» GIVEN REQUEST
Reproduce nothing but the lines from the start of the material through the line that includes "const titleText = 'p", both ends included, and omit every picture.
[start of DATA EXCERPT]
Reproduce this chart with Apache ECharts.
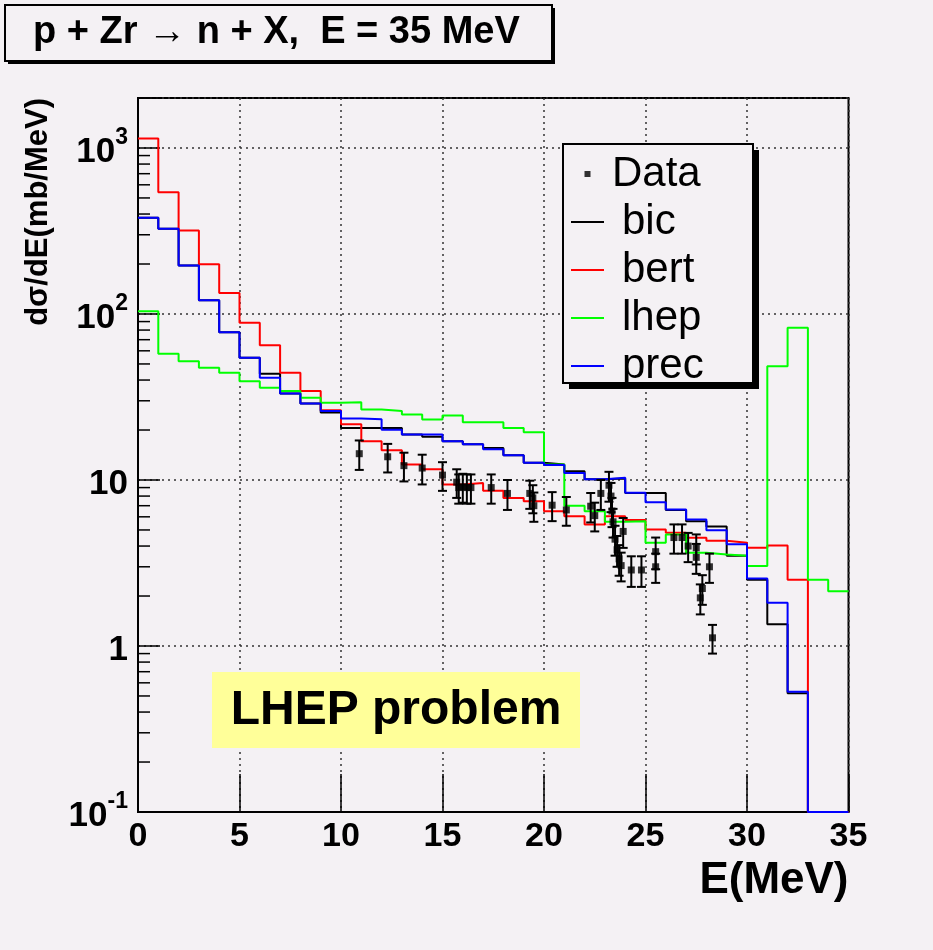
<!DOCTYPE html>
<html><head><meta charset="utf-8">
<script src="https://cdn.jsdelivr.net/npm/echarts@6/dist/echarts.min.js"></script>
<style>html,body{margin:0;padding:0;background:#f4f1f4}#c{width:933px;height:950px}</style>
</head><body><div id="c"></div>
<script>
// ---------- data ----------
const binEdges = [0,1,2,3,4,5,6,7,8,9,10,11,12,13,14,15,16,17,18,19,20,21,22,23,24,25,26,27,28,29,30,31,32,33,34,35];
const bic  = [380,326,196,121,77.7,54.5,43.6,33.2,28.9,25.5,20.6,20.6,20.6,18.8,18.2,17.1,16.4,15.6,14.1,12.7,12.4,11.3,10.1,10.2,8.35,8.35,6.6,5.65,5.25,3.5,2.51,1.35,0.52,0,0];
const bert = [1140,542,318,199,134,88.5,64.9,44.2,34.3,26.3,21.7,17.1,15.1,12.4,11.6,9.4,9.6,8.6,7.8,7.45,6.49,6.05,5.39,6.05,5.75,5.03,4.81,4.49,4.3,4.19,3.9,4.03,2.51,0,0];
const lhep = [104,57.6,52,47.4,44.3,39.4,35.9,34.3,31.3,29.2,29.4,26.6,26.0,24.8,23.1,24.5,22.3,22.3,20.6,19.4,12.4,7.0,6.49,5.6,5.65,4.19,4.69,3.65,3.56,3.5,3.03,48.5,82.6,2.51,2.14];
const prec = [380,326,196,121,77.7,54.5,41.3,33.2,28.9,26,23.5,23.2,20.1,18.8,18.8,17.1,16.4,15.3,14.1,12.7,12.3,11.0,10.1,10.3,8.37,7.35,6.64,5.78,4.98,4.1,2.55,1.82,0.53,0,0];

const dataE   = [10.9,12.3,13.1,14.0,15.0,15.7,15.8,16.0,16.2,16.4,17.4,18.2,19.3,19.45,19.5,20.4,21.1,22.3,22.5,22.8,23.2,23.3,23.35,23.4,23.5,23.6,23.7,23.8,23.9,24.3,24.8,25.5,25.5,26.4,26.8,27.1,27.5,27.5,27.7,27.8,28.15,28.3];
const dataY   = [14.4,13.8,12.2,11.8,10.7,9.7,9.0,9.1,9.0,9.0,9.0,8.3,8.3,7.8,7.0,7.05,6.6,6.95,6.1,8.3,9.3,8.0,6.5,5.6,4.4,3.8,3.35,3.05,4.9,2.87,2.87,3.7,3.0,4.5,4.5,4.0,3.9,3.42,1.95,2.22,3.0,1.12];
const dataErr = [2.9,2.7,2.4,2.4,2.1,1.9,1.8,1.8,1.8,1.8,1.8,1.7,1.6,1.5,1.4,1.4,1.3,1.4,1.2,1.7,1.9,1.6,1.3,1.1,0.9,0.8,0.7,0.6,1.0,0.6,0.6,0.8,0.6,0.9,0.9,0.8,0.8,0.7,0.4,0.45,0.6,0.22];

const yMinorTicks = [0.2,0.3,0.4,0.5,0.6,0.7,0.8,0.9,2,3,4,5,6,7,8,9,20,30,40,50,60,70,80,90,200,300,400,500,600,700,800,900,2000];

const seriesNames = ['bic','bert','lhep','prec'];
const seriesColors = ['#000000','#ff0000','#00ff00','#0000ff'];
const titleText = 'p + Zr \u2192 n + X,  E = 35 MeV';

// ---------- helpers ----------
const Y_MIN = 0.1, Y_MAX = 2000;
const BG = '#f4f1f4';
const FONT = 'Liberation Sans, Arial, Helvetica, sans-serif';
function hist(vals){
  const out = [];
  for (let i = 0; i < vals.length; i++) out.push([binEdges[i], vals[i] > 0 ? vals[i] : Y_MIN]);
  const last = vals[vals.length-1];
  out.push([binEdges[vals.length], last > 0 ? last : Y_MIN]);
  return out;
}
const LINE_ICON = 'path://M0,0L0,0M0,2L33,2L33,4L0,4ZM33,6L33,6';
const DATA_ICON = 'path://M0,0L0,0M13.5,0L19.5,0L19.5,6L13.5,6ZM33,6L33,6';

const chart = echarts.init(document.getElementById('c'), null, {renderer:'canvas'});
const histSeries = [bic, bert, lhep, prec].map((vals, k) => ({
  name: seriesNames[k], type:'line', step:'end', data: hist(vals),
  showSymbol:false, symbol:'none', z: 2,
  lineStyle:{color: seriesColors[k], width: 2}, itemStyle:{color: seriesColors[k]},
  animation:false
}));

// box geometry of title and legend frames (decoration)
const TB = {x:5, y:5, w:547, h:56, sh:3};
const LB = {x:563, y:144, w:190, h:239, sh:6};

const option = {
  backgroundColor: BG,
  animation: false,
  textStyle: {fontFamily: FONT},
  title: {
    text: titleText, left: TB.x, top: TB.y, z: 12,
    padding: [9, 32, 9, 28],
    textStyle: {fontSize: 38, fontWeight:'bold', color:'#000', fontFamily: FONT, lineHeight: 38}
  },
  legend: {
    orient:'vertical', left: LB.x, top: LB.y, z: 12,
    padding: [9, 10, 6, 8],
    itemWidth: 33, itemHeight: 6, itemGap: 6,
    itemStyle: {borderWidth: 0},
    textStyle: {fontSize: 42, color:'#000', lineHeight: 40, fontFamily: FONT, padding: [0, 0, 0, 13]},
    selectedMode: false,
    data: [{name:'Data', icon: DATA_ICON, textStyle: {padding: [0, 0, 0, 3]}}].concat(seriesNames.map(n => ({name: n, icon: LINE_ICON})))
  },
  grid: {left: 138, top: 98, right: 84.5, bottom: 138, show: true, borderColor:'#000', borderWidth: 2, backgroundColor: BG},
  xAxis: {
    type:'value', min: 0, max: 35, interval: 5,
    name: 'E(MeV)', nameLocation:'end', nameGap: 0, nameMoveOverlap: false,
    nameTextStyle: {fontSize: 44, fontWeight:'bold', color:'#000', align:'right', verticalAlign:'top', padding:[47,0,0,0]},
    axisLine: {show:true, lineStyle:{color:'#000', width:2}},
    axisTick: {show:true, inside:true, length: 38, lineStyle:{color:'#000', width:1.5}},
    axisLabel: {fontSize: 34, fontWeight:'bold', color:'#000', margin: 8, showMinLabel:true, showMaxLabel:true},
    splitLine: {show:true, lineStyle:{color:'#333', width:1.5, type:[2,4]}}
  },
  yAxis: {
    type:'log', logBase: 10, min: Y_MIN, max: Y_MAX,
    name: 'd\u03c3/dE(mb/MeV)', nameLocation:'end', nameGap: 0, nameRotate: 90, nameMoveOverlap: false,
    nameTextStyle: {fontSize: 31, fontWeight:'bold', color:'#000', align:'right', verticalAlign:'bottom', padding:[0,0,84,0]},
    axisLine: {show:true, lineStyle:{color:'#000', width:2}},
    axisTick: {show:true, inside:true, length: 22, lineStyle:{color:'#000', width:1.5}},
    axisLabel: {
      margin: 10, color:'#000',
      formatter: v => {
        const l = Math.log10(v), p = Math.round(l);
        if (Math.abs(l - p) > 1e-6) return '';
        if (p === 0) return '{b|1}';
        if (p === 1) return '{b|10}';
        return '{b|10}{s|' + p + '}';
      },
      rich: {
        b: {fontSize: 35, fontWeight:'bold', color:'#000', fontFamily: FONT, lineHeight: 44, verticalAlign:'bottom'},
        s: {fontSize: 23, fontWeight:'bold', color:'#000', fontFamily: FONT, lineHeight: 44, verticalAlign:'top'}
      }
    },
    splitLine: {show:true, lineStyle:{color:'#333', width:1.5, type:[2,4]}}
  },
  graphic: [
    {type:'rect', x: TB.x + TB.sh, y: TB.y + TB.sh, shape:{width: TB.w, height: TB.h}, style:{fill:'#000'}, z: 10},
    {type:'rect', x: TB.x, y: TB.y, shape:{width: TB.w, height: TB.h}, style:{fill: BG, stroke:'#000', lineWidth: 2}, z: 11},
    {type:'rect', x: LB.x + LB.sh, y: LB.y + LB.sh, shape:{width: LB.w, height: LB.h}, style:{fill:'#000'}, z: 10},
    {type:'rect', x: LB.x, y: LB.y, shape:{width: LB.w, height: LB.h}, style:{fill: BG, stroke:'#000', lineWidth: 2}, z: 11},
    {type:'rect', x: 212, y: 672, shape:{width: 368, height: 76}, style:{fill:'#ffff99'}, z: 10},
    {type:'text', x: 396, y: 711, style:{text:'LHEP problem', fill:'#000', font:'bold 48px ' + FONT, textAlign:'center', textVerticalAlign:'middle'}, z: 11}
  ],
  series: [
    {
      name:'yMinorTicks', type:'custom', coordinateSystem:'cartesian2d', silent:true, z: 2,
      data: yMinorTicks.map(v => [0, v]), encode:{x:0, y:1},
      renderItem: (params, api) => {
        const p = api.coord([api.value(0), api.value(1)]);
        return {type:'line', shape:{x1:p[0], y1:p[1], x2:p[0]+12, y2:p[1]}, style:{stroke:'#000', lineWidth:1.5}};
      }
    },
    ...histSeries,
    {
      name:'DataErr', type:'custom', coordinateSystem:'cartesian2d', silent:true, z: 3,
      data: dataE.map((e,i) => [e, dataY[i]-dataErr[i], dataY[i]+dataErr[i]]), encode:{x:0, y:[1,2]},
      renderItem: (params, api) => {
        const lo = api.coord([api.value(0), api.value(1)]);
        const hi = api.coord([api.value(0), api.value(2)]);
        const s = {stroke:'#000', lineWidth:2};
        return {type:'group', children:[
          {type:'line', shape:{x1:lo[0], y1:lo[1], x2:hi[0], y2:hi[1]}, style:s},
          {type:'line', shape:{x1:lo[0]-4.5, y1:lo[1], x2:lo[0]+4.5, y2:lo[1]}, style:s},
          {type:'line', shape:{x1:hi[0]-4.5, y1:hi[1], x2:hi[0]+4.5, y2:hi[1]}, style:s}
        ]};
      }
    },
    {
      name:'Data', type:'scatter', symbol:'rect', symbolSize: 7, z: 4,
      itemStyle:{color:'#000'},
      data: dataE.map((e,i) => [e, dataY[i]])
    }
  ]
};
chart.setOption(option);
</script></body></html>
[end of DATA EXCERPT]
» ANSWER BELOW
Reproduce this chart with Apache ECharts.
<!DOCTYPE html>
<html><head><meta charset="utf-8">
<script src="https://cdn.jsdelivr.net/npm/echarts@6/dist/echarts.min.js"></script>
<style>html,body{margin:0;padding:0;background:#f4f1f4}#c{width:933px;height:950px}</style>
</head><body><div id="c"></div>
<script>
// ---------- data ----------
const binEdges = [0,1,2,3,4,5,6,7,8,9,10,11,12,13,14,15,16,17,18,19,20,21,22,23,24,25,26,27,28,29,30,31,32,33,34,35];
const bic  = [380,326,196,121,77.7,54.5,43.6,33.2,28.9,25.5,20.6,20.6,20.6,18.8,18.2,17.1,16.4,15.6,14.1,12.7,12.4,11.3,10.1,10.2,8.35,8.35,6.6,5.65,5.25,3.5,2.51,1.35,0.52,0,0];
const bert = [1140,542,318,199,134,88.5,64.9,44.2,34.3,26.3,21.7,17.1,15.1,12.4,11.6,9.4,9.6,8.6,7.8,7.45,6.49,6.05,5.39,6.05,5.75,5.03,4.81,4.49,4.3,4.19,3.9,4.03,2.51,0,0];
const lhep = [104,57.6,52,47.4,44.3,39.4,35.9,34.3,31.3,29.2,29.4,26.6,26.0,24.8,23.1,24.5,22.3,22.3,20.6,19.4,12.4,7.0,6.49,5.6,5.65,4.19,4.69,3.65,3.56,3.5,3.03,48.5,82.6,2.51,2.14];
const prec = [380,326,196,121,77.7,54.5,41.3,33.2,28.9,26,23.5,23.2,20.1,18.8,18.8,17.1,16.4,15.3,14.1,12.7,12.3,11.0,10.1,10.3,8.37,7.35,6.64,5.78,4.98,4.1,2.55,1.82,0.53,0,0];

const dataE   = [10.9,12.3,13.1,14.0,15.0,15.7,15.8,16.0,16.2,16.4,17.4,18.2,19.3,19.45,19.5,20.4,21.1,22.3,22.5,22.8,23.2,23.3,23.35,23.4,23.5,23.6,23.7,23.8,23.9,24.3,24.8,25.5,25.5,26.4,26.8,27.1,27.5,27.5,27.7,27.8,28.15,28.3];
const dataY   = [14.4,13.8,12.2,11.8,10.7,9.7,9.0,9.1,9.0,9.0,9.0,8.3,8.3,7.8,7.0,7.05,6.6,6.95,6.1,8.3,9.3,8.0,6.5,5.6,4.4,3.8,3.35,3.05,4.9,2.87,2.87,3.7,3.0,4.5,4.5,4.0,3.9,3.42,1.95,2.22,3.0,1.12];
const dataErr = [2.9,2.7,2.4,2.4,2.1,1.9,1.8,1.8,1.8,1.8,1.8,1.7,1.6,1.5,1.4,1.4,1.3,1.4,1.2,1.7,1.9,1.6,1.3,1.1,0.9,0.8,0.7,0.6,1.0,0.6,0.6,0.8,0.6,0.9,0.9,0.8,0.8,0.7,0.4,0.45,0.6,0.22];

const yMinorTicks = [0.2,0.3,0.4,0.5,0.6,0.7,0.8,0.9,2,3,4,5,6,7,8,9,20,30,40,50,60,70,80,90,200,300,400,500,600,700,800,900,2000];

const seriesNames = ['bic','bert','lhep','prec'];
const seriesColors = ['#000000','#ff0000','#00ff00','#0000ff'];
const titleText = 'p + Zr \u2192 n + X,  E = 35 MeV';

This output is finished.